--- START ---

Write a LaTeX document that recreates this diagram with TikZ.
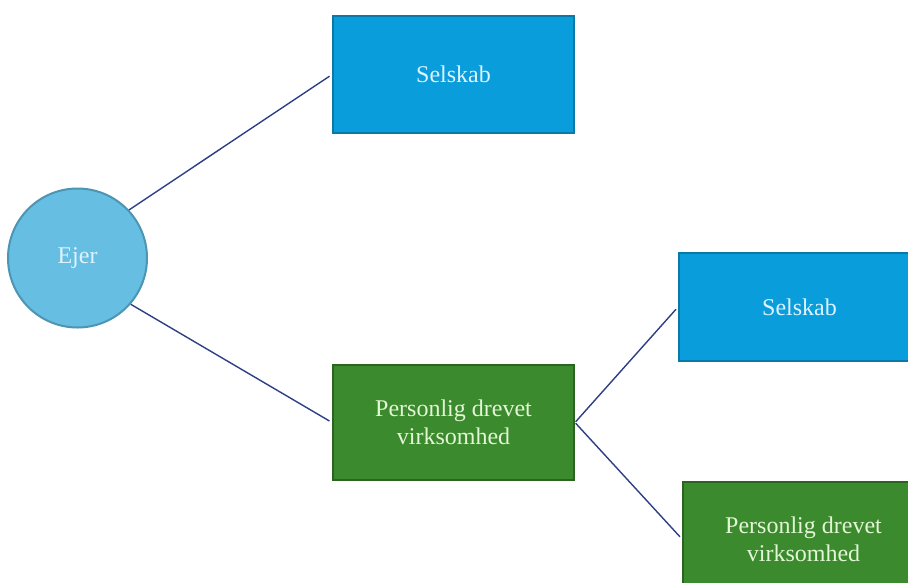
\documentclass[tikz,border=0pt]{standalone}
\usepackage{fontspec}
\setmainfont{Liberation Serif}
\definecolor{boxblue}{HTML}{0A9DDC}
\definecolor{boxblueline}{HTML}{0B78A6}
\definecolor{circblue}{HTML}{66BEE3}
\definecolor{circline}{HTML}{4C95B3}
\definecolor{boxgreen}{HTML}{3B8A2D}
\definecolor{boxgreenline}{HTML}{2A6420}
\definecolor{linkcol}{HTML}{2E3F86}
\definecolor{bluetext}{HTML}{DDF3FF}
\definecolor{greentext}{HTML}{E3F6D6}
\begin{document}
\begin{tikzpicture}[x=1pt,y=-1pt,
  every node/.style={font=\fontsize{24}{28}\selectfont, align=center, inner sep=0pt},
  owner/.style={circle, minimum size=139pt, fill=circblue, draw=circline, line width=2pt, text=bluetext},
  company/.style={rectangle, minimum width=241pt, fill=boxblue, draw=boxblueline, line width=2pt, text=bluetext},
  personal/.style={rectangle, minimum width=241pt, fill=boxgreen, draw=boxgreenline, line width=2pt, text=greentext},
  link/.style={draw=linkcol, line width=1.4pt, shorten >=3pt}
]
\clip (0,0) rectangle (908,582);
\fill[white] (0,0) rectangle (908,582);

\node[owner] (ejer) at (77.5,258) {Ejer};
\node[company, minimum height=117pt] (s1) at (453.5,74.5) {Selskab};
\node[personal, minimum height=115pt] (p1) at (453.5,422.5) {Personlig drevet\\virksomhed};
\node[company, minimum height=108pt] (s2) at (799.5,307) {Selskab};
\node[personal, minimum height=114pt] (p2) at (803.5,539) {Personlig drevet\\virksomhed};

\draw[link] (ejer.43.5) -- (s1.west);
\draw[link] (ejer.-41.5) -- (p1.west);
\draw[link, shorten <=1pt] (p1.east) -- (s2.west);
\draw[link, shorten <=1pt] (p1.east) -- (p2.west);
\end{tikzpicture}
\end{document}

--- END ---

Exercise description ::
Quote the data above in full and without alteration; skip the pictures.

Complete output ::
Write a LaTeX document that recreates this diagram with TikZ.
\documentclass[tikz,border=0pt]{standalone}
\usepackage{fontspec}
\setmainfont{Liberation Serif}
\definecolor{boxblue}{HTML}{0A9DDC}
\definecolor{boxblueline}{HTML}{0B78A6}
\definecolor{circblue}{HTML}{66BEE3}
\definecolor{circline}{HTML}{4C95B3}
\definecolor{boxgreen}{HTML}{3B8A2D}
\definecolor{boxgreenline}{HTML}{2A6420}
\definecolor{linkcol}{HTML}{2E3F86}
\definecolor{bluetext}{HTML}{DDF3FF}
\definecolor{greentext}{HTML}{E3F6D6}
\begin{document}
\begin{tikzpicture}[x=1pt,y=-1pt,
  every node/.style={font=\fontsize{24}{28}\selectfont, align=center, inner sep=0pt},
  owner/.style={circle, minimum size=139pt, fill=circblue, draw=circline, line width=2pt, text=bluetext},
  company/.style={rectangle, minimum width=241pt, fill=boxblue, draw=boxblueline, line width=2pt, text=bluetext},
  personal/.style={rectangle, minimum width=241pt, fill=boxgreen, draw=boxgreenline, line width=2pt, text=greentext},
  link/.style={draw=linkcol, line width=1.4pt, shorten >=3pt}
]
\clip (0,0) rectangle (908,582);
\fill[white] (0,0) rectangle (908,582);

\node[owner] (ejer) at (77.5,258) {Ejer};
\node[company, minimum height=117pt] (s1) at (453.5,74.5) {Selskab};
\node[personal, minimum height=115pt] (p1) at (453.5,422.5) {Personlig drevet\\virksomhed};
\node[company, minimum height=108pt] (s2) at (799.5,307) {Selskab};
\node[personal, minimum height=114pt] (p2) at (803.5,539) {Personlig drevet\\virksomhed};

\draw[link] (ejer.43.5) -- (s1.west);
\draw[link] (ejer.-41.5) -- (p1.west);
\draw[link, shorten <=1pt] (p1.east) -- (s2.west);
\draw[link, shorten <=1pt] (p1.east) -- (p2.west);
\end{tikzpicture}
\end{document}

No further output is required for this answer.